According to the Leave No Trace Center for Outdoor Ethics, there are Seven Principles individuals are asked to follow, when they visit the outdoors and trail systems, in order to sustain healthy and vibrant natural lands. These Principles have been modified to include standards to be used in backyards, local parks, or wilderness areas.
Plan ahead and prepare.
Planning helps to ensure trip goals are achieved in a safe and enjoyable manner. It also encourages individuals to learn more about the area they will be visiting, which can minimize resource damage caused by visitors. Remember to organize your activities to fit your skills and abilities.
Travel and camp on durable surfaces.
Land management agencies and organizations build trails to provide multi-use accessible routes for pedestrian travel through natural lands, and well-designed paths encourage visitors to stay on the trails. If it is necessary to venture off trail, (e.g., to explore an area for an overnight campsite) look for durable surfaces, such as rock, sand, and gravel. These conditions are resilient to frequent use by visitors. Consider naturalizing the site after breaking camp by using materials, like pine needles or leaves, to cover footprints or matted areas.
Dispose of waste properly.
Natural land visitors should plan to bring out what they bring in (e.g., water bottles, food wrappers). To dispose of human waste and toiletries, follow guidelines for constructing cat holes or latrines or carry out waste in plastic bags. Proper disposal of human waste is important to avoid polluting water sources and to prevent spreading disease.
Leave what you find.
Areas should be left as you found them, do not dig holes or clear areas. If you do, be sure to replace items (e.g., leaves, sticks, rocks) before leaving. Avoid cutting into or hanging items from trees.

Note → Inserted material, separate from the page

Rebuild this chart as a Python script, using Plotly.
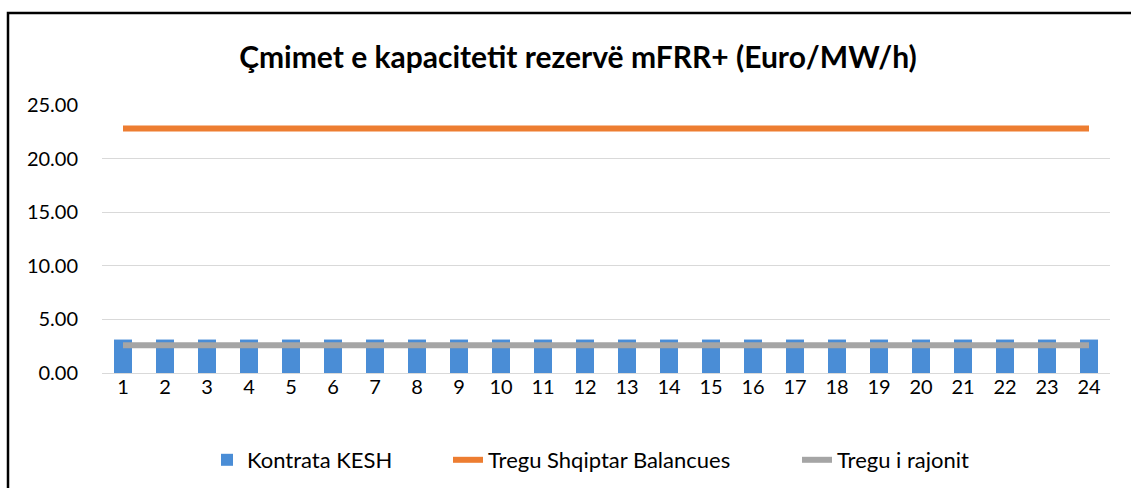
import plotly.graph_objects as go

hours = list(range(1, 25))
kontrata_kesh = [3.12] * 24
tregu_shqiptar = [22.80] * 24
tregu_rajonit = [2.60] * 24
y_ticks = [0, 5, 10, 15, 20, 25]
y_tick_labels = ["0.00", "5.00", "10.00", "15.00", "20.00", "25.00"]

W, H = 1131, 488
ml, mr, mt, mb = 102, 21, 105, 115
FONT = "Lato"

fig = go.Figure()
fig.add_trace(go.Bar(x=hours, y=kontrata_kesh, name="Kontrata KESH", legend="legend",
                     marker=dict(color="#4A8DD6", line=dict(width=0))))
fig.add_trace(go.Scatter(x=hours, y=tregu_shqiptar, name="Tregu Shqiptar Balancues",
                         legend="legend2",
                         mode="lines", line=dict(color="#ED7D31", width=6)))
fig.add_trace(go.Scatter(x=hours, y=tregu_rajonit, name="Tregu i rajonit",
                         legend="legend3",
                         mode="lines", line=dict(color="#A5A5A5", width=6)))

pw = W - ml - mr
ph = H - mt - mb
def px_x(x):
    return (x - ml) / pw
def px_y(y):
    return (H - mb - y) / ph

def leg(xpix):
    return dict(orientation="h", x=xpix / W, xanchor="left", xref="container",
                y=1 - 460 / H, yref="container", yanchor="middle",
                font=dict(family=FONT, size=22), itemwidth=30,
                bgcolor="rgba(0,0,0,0)")

fig.update_layout(
    width=W, height=H,
    margin=dict(l=ml, r=mr, t=mt, b=mb),
    paper_bgcolor="white", plot_bgcolor="white",
    font=dict(family=FONT, size=20, color="#000000"),
    title=dict(text="<b>Çmimet e kapacitetit rezervë mFRR+ (Euro/MW/h)</b>",
               x=578 / W, xref="container", xanchor="center", y=1 - 57 / H, yanchor="middle",
               font=dict(family=FONT, size=30, color="#000000")),
    bargap=0.57,
    showlegend=True,
    legend=leg(207),
    legend2=leg(448),
    legend3=leg(797),
    xaxis=dict(tickmode="array", tickvals=hours, ticktext=[str(h) for h in hours],
               range=[0.5, 24.5], showgrid=False, showline=False, ticks="",
               zeroline=False, tickfont=dict(family=FONT, size=20)),
    yaxis=dict(tickmode="array", tickvals=y_ticks, ticktext=y_tick_labels,
               range=[0, 25], showgrid=True, gridcolor="#D9D9D9", gridwidth=1,
               zeroline=True, zerolinecolor="#D9D9D9", zerolinewidth=1,
               showline=False, ticks="", tickfont=dict(family=FONT, size=20),
               ticklabelstandoff=23),
    shapes=[dict(type="rect", xref="paper", yref="paper",
                 x0=px_x(8), x1=px_x(1140), y0=px_y(500), y1=px_y(13),
                 line=dict(color="black", width=2.5), fillcolor="rgba(0,0,0,0)",
                 layer="above")],
)

fig.write_html("out.html", config={"displayModeBar": False},
               post_script="document.body.style.margin='0';document.body.style.overflow='hidden';")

Minimize campfire impacts.
If it’s necessary to build a fire, be sure to do so in a manner in which you leave no evidence of a fire having been constructed by keeping the fire small and allowing the wood to burn completely to ash. Other options to the traditional campfire include constructing a Mound fire or a Fire pan (visit this website for how-to instructions https://lnt.org/why/7-principles/minimize-campfire-impacts/). An alternative to building a campfire is to pack in a lightweight efficient camp stove. In some instances, visitors may camp in an area where a fire ring already exists; if so, be sure to use the existing fire ring.
Learn about wildlife through observation from a distance – do not disturb, touch, chase, or feed wildlife or make quick movements or loud noises. However, if you are traveling in an area where there are bears, a little noise is a good idea. Remember to allow animals access to their water sources.
Be considerate of other visitors.
To ensure everyone enjoys their outdoor experience, be courteous and considerate toward other visitors you encounter. Before passing others on the trail, announce your presence and proceed with caution. On a narrow path, downhill hikers should yield to uphill hikers; hikers defer to equestrians; bicyclists yield to both hikers and equestrians. Be sure you know the rules regarding pets, and keep pets under control at all times.